# 70d for stills - IQ Improvement ?



## koolman (Jul 2, 2013)

I am a 550d shooter looking to upgrade. I primarily shoot stills not video, so my question is pertaining stills only.

From this perspective - would the 70d give me more of an upgrade then say the 650d which is half the price ? They seem to have the same ISO range.


----------



## neuroanatomist (Jul 2, 2013)

If you shoot jpg straight from the camera, yes. Else, we won't know until we get RAW files from the 70D to play with...but probably not all that much improvement, if any at all.

The feature set would be the reason to upgrade - better phase AF, faster frame rate, better build, better VF, etc.


----------



## Dylan777 (Jul 2, 2013)

koolman said:


> I am a 550d shooter looking to upgrade. I primarily shoot stills not video, so my question is pertaining stills only.
> 
> From this perspective - would the 70d give me more of an upgrade then say the 650d which is half the price ? They seem to have the same ISO range.



Why not 6D


----------



## sjschall (Jul 2, 2013)

All other things equal, pictures from the 650d will be pretty much identical to the 550d. The only differences are small features, not really IQ improvement.


----------



## deleteme (Jul 2, 2013)

While I am impressed with the improvements listed, I have to agree with Neuro that the IQ will show possibly a scant difference from the predecessors. The real take away from the announcement is Video AF, Video AF, Video AF, Video AF, Video AF.


----------



## rs (Jul 2, 2013)

ISO range has less to do with the capabilities of the sensor and more to do with the marketing department. Two cameras with different sensors featuring the same ISO range won't necessarily give the same noise levels at each ISO setting. It's a bit like guessing how fast a car is by seeing what numbers are written on the speedo - just because 160mph is written at the far end of the needles range doesn't mean it can climb Pikes Peak in less than eight and a quarter minutes. We'll need to wait for reviews before we get an indication of what Canon have achieved in terms of SNR with this new sensor.

There are rumours about it being a big improvement, but as to how much of that is more NR in the jpgs as opposed to real improvements, we'll have to wait to find out.


----------



## duydaniel (Jul 2, 2013)

Step 1) Go to a store, bring your own SD card.
Step 2) Test the D7100 and 70D.
Step 3) Go home and load them into lightroom
Step 4) ???
Step 5) Profit...


----------



## SpareImp (Jul 2, 2013)

In an article I read earlier today, they stated that the image quality was pretty much the same as what you get from the 60D (Then stressed that 60D was a great camera). This is just one mention of the performance, so you should wait a bit for proper pictures or comparisons.

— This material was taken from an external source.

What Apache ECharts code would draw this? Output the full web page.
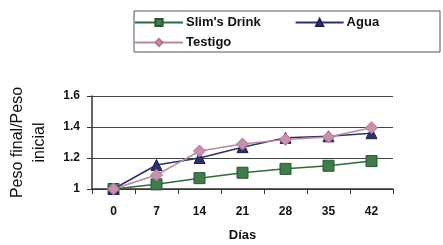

However, it does look like quite the improvement from the rebel-series in terms of everything else. The human brain does care about other stuff apart from image quality, so even if the camera just feels better or more responsive, it may make you feel great about using it (resulting in more photos, which might make you a better photographer). So I would seriously consider it anyway, or go full frame.


----------



## Mt Spokane Photography (Jul 2, 2013)

There are no images yet from a production camera, but you can be pretty certain that ordinary images will be the same.

The advanced features are the upgrade points. Better autofocus, much faster liveview focus, wifi, touch screen, and the much faster and more powerful Digic 5+ processor. It also takes SDXC UHS-1 cards which write at twice the speed. This is a sore point with the slow cards.

Unless these features are more important to you than the $$$, invest the savings in a 60D and put it into a good lens.

Still, with no AFMA, I'll be passing it up.


----------



## leadphoto (Jul 2, 2013)

Mt Spokane Photography said:


> There are no images yet from a production camera, but you can be pretty certain that ordinary images will be the same.
> 
> The advanced features are the upgrade points. Better autofocus, much faster liveview focus, wifi, touch screen, and the much faster and more powerful Digic 5+ processor. It also takes SDXC UHS-1 cards which write at twice the speed. This is a sore point with the slow cards.
> 
> ...




In Canon's official announcement they state it has AFMA.


----------



## neuroanatomist (Jul 2, 2013)

Mt Spokane Photography said:


> Still, with no AFMA, I'll be passing it up.



The 70D *has AFMA*. Stores 40 lenses, wide and tele values for zooms. 

Does that mean you'll be getting out your wallet for a preorder?


----------



## tcmatthews (Jul 3, 2013)

I believe that the IQ questions will have to wait until we get real reviews or possible release of raw photos. Event better get a card in one to take some in store preview photos. This is a real new sensor not a rehash of an old design so nobody that has not used it really knows more than the marketed specks. 

But as a owner of a 60d looking for better ISO performance all of this talk of Video features I am a little concerned about ISO performance. I would like ISO performance on par or a little better than my Nex6, only with working auto-focus at iso 3200. This is actual quite a tall order for a 20mp sensor.

But I can wait, at least this release shows the R&D has been working on something. Which is a plus, even if it is a feature that is not critical to me. If there is no ISO improvement then I will spend money on something else. Save for 7d II or new 100-400mmL or spent on other lens.


----------



## hamada (Jul 3, 2013)

Mt Spokane Photography said:


> Still, with no AFMA, I'll be passing it up.



as every review i saw today mentioned it has AFMA.




> I am a 550d shooter looking to upgrade. I primarily shoot stills not video, so my question is pertaining stills only.



then i guess you best choice will be the 6D or 5D MK3.
i don´t expect huge improvements from the 70D.

going from my 550D to fullframe, was the best thing i could do.


----------